Махач— полное имя Магомет-Али, был женат сначала на старшей сестре, Фатиме, но, не имея детей, развелся с ней и женился на младшей, влюбленной в него Нафисат. Обе — дочери генерала Магомета-Шафи (младшего сына Шамиля) и Мариам-Ханум, из богатого татарского рода Акчуриных. Свадьба Нафисат состоялась после смерти генерала. Махач — известный инженер-путеец, человек состоятельный, даровитый, в обхождении обаятельный и светский, если надо. Однажды весной в Темир-Хан-Шуре в 1918 году Алибек спас жизнь Дахадаеву от вражеских пуль, когда тот произносил речь как член ревкома. Алибек заслонил собой Махача и крикнул: «Остановитесь, дагестанцы! Стреляйте в меня, но этого человека вы не должны убивать!» Аварский поэт Махмуд из Кахаб Росо обнял Алибека и сказал: «Мужчина, Алибек! Спасибо». Воспользовавшись замешательством, Махач и Алибек, окруженные друзьями, покинули площадь (см.: Магомедов А. М.Алибек Тахо-Годи. С. 29). Но в сентябре 1918 года Махача после ожесточенной схватки изменнически захватили и расстреляли части князя (шамхала) Тарковского. Вдова Махача после его смерти тайно вышла за князя Сулеймана Кугушева, белого полковника. Моя мама, Нина Петровна, хорошо и близко знала всех участников этой отнюдь не простой семейной драмы, и, как увидим далее, наша семья встретится с Нафисат уже в начале 1930-х годов.

26

Он станет первым мужем маминой кузины Валерии Тугановой.

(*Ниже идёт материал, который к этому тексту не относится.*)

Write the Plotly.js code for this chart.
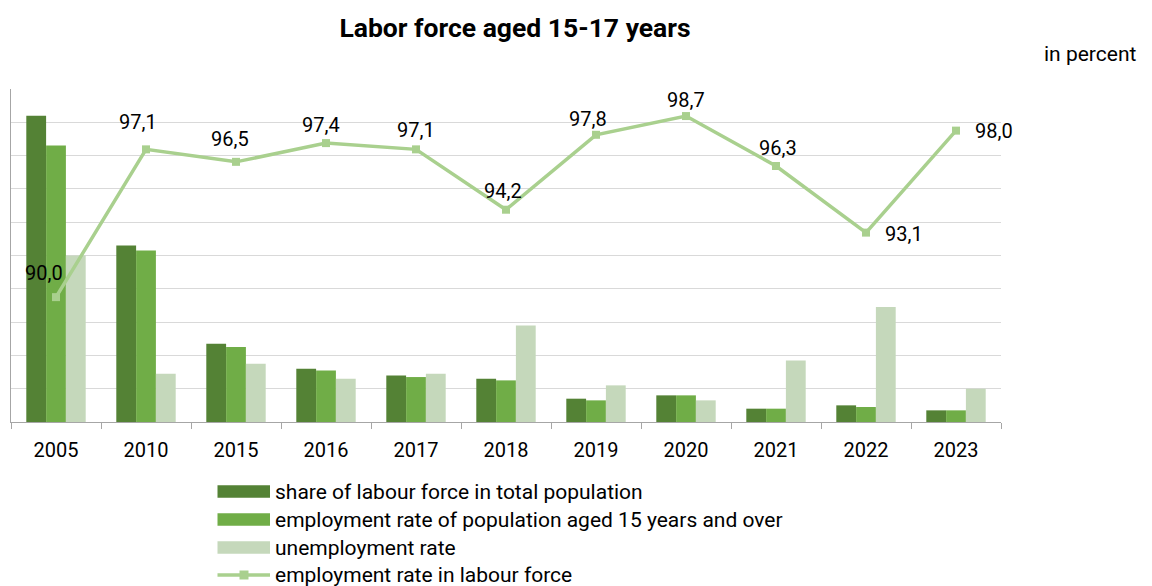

Нина успела даже побывать на могиле Махача, вблизи которой мулла читал Коран, хотя Махач был неверующим (за годовую службу заплатила Нафисат, верующая мусульманка). С предосторожностями выехала Нина в Петровск, где надо было переночевать, чтобы попасть на другой поезд во Владикавказ.

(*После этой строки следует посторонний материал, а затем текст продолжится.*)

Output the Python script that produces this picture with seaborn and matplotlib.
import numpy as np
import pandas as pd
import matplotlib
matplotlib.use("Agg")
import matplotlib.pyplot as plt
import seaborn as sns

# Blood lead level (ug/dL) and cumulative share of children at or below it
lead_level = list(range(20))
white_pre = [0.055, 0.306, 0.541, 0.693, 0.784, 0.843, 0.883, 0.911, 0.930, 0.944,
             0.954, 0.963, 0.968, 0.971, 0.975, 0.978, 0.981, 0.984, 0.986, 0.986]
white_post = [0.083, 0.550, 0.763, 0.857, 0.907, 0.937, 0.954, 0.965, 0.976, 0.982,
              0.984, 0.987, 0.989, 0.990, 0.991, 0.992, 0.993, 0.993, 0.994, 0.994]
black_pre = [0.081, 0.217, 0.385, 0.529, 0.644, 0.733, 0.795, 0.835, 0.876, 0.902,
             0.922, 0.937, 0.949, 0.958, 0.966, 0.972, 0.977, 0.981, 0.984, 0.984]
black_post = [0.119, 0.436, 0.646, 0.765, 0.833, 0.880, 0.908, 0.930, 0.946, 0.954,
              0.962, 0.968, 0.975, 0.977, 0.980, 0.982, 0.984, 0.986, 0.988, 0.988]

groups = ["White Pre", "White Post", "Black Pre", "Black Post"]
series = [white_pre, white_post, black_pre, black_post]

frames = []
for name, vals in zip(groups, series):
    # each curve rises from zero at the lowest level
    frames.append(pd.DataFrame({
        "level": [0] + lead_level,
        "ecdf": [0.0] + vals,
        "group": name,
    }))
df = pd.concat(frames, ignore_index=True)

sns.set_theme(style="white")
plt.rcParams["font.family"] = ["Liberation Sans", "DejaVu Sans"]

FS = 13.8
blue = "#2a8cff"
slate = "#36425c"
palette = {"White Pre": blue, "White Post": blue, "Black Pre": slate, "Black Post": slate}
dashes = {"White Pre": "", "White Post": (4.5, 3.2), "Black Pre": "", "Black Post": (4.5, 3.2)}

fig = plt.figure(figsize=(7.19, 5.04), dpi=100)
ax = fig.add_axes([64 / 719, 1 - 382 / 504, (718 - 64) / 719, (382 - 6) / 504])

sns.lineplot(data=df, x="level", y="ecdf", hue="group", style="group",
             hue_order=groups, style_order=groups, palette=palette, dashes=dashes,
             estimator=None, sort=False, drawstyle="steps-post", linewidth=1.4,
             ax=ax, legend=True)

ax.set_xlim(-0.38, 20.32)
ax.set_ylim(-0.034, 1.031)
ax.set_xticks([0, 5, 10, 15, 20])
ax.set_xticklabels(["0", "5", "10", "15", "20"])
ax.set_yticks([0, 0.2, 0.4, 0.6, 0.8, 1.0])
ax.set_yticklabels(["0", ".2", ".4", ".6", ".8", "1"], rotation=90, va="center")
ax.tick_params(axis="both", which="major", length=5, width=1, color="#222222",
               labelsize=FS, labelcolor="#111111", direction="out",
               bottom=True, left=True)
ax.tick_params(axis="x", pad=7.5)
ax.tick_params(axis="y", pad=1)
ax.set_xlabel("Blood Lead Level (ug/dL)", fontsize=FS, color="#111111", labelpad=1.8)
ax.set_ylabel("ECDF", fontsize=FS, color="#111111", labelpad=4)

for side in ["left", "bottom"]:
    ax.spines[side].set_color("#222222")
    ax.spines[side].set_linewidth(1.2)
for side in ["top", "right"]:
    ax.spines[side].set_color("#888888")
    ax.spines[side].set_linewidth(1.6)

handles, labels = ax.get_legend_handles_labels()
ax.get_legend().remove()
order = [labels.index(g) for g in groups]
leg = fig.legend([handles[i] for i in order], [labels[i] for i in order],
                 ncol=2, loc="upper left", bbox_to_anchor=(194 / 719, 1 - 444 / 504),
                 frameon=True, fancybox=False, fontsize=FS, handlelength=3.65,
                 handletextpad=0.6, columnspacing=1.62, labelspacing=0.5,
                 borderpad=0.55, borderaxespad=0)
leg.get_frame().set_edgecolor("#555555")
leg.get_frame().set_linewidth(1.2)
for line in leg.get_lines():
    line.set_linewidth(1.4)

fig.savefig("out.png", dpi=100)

Вокзал в Петровске закрывали на ночь, и мать с младенцем и старухой теткой не знала, как быть. Но общительная тетя Настя выяснила тут же, что казак из охраны вокзала — свой, станичник, земляк. Он и посоветовал Нине обратиться за помощью к начальнику вокзала, жандармскому полковнику. Полковник разрешил миловидной, трогательной жене адвоката Семенова (был такой во Владикавказе) ночевать на вокзале, для всех других закрытом.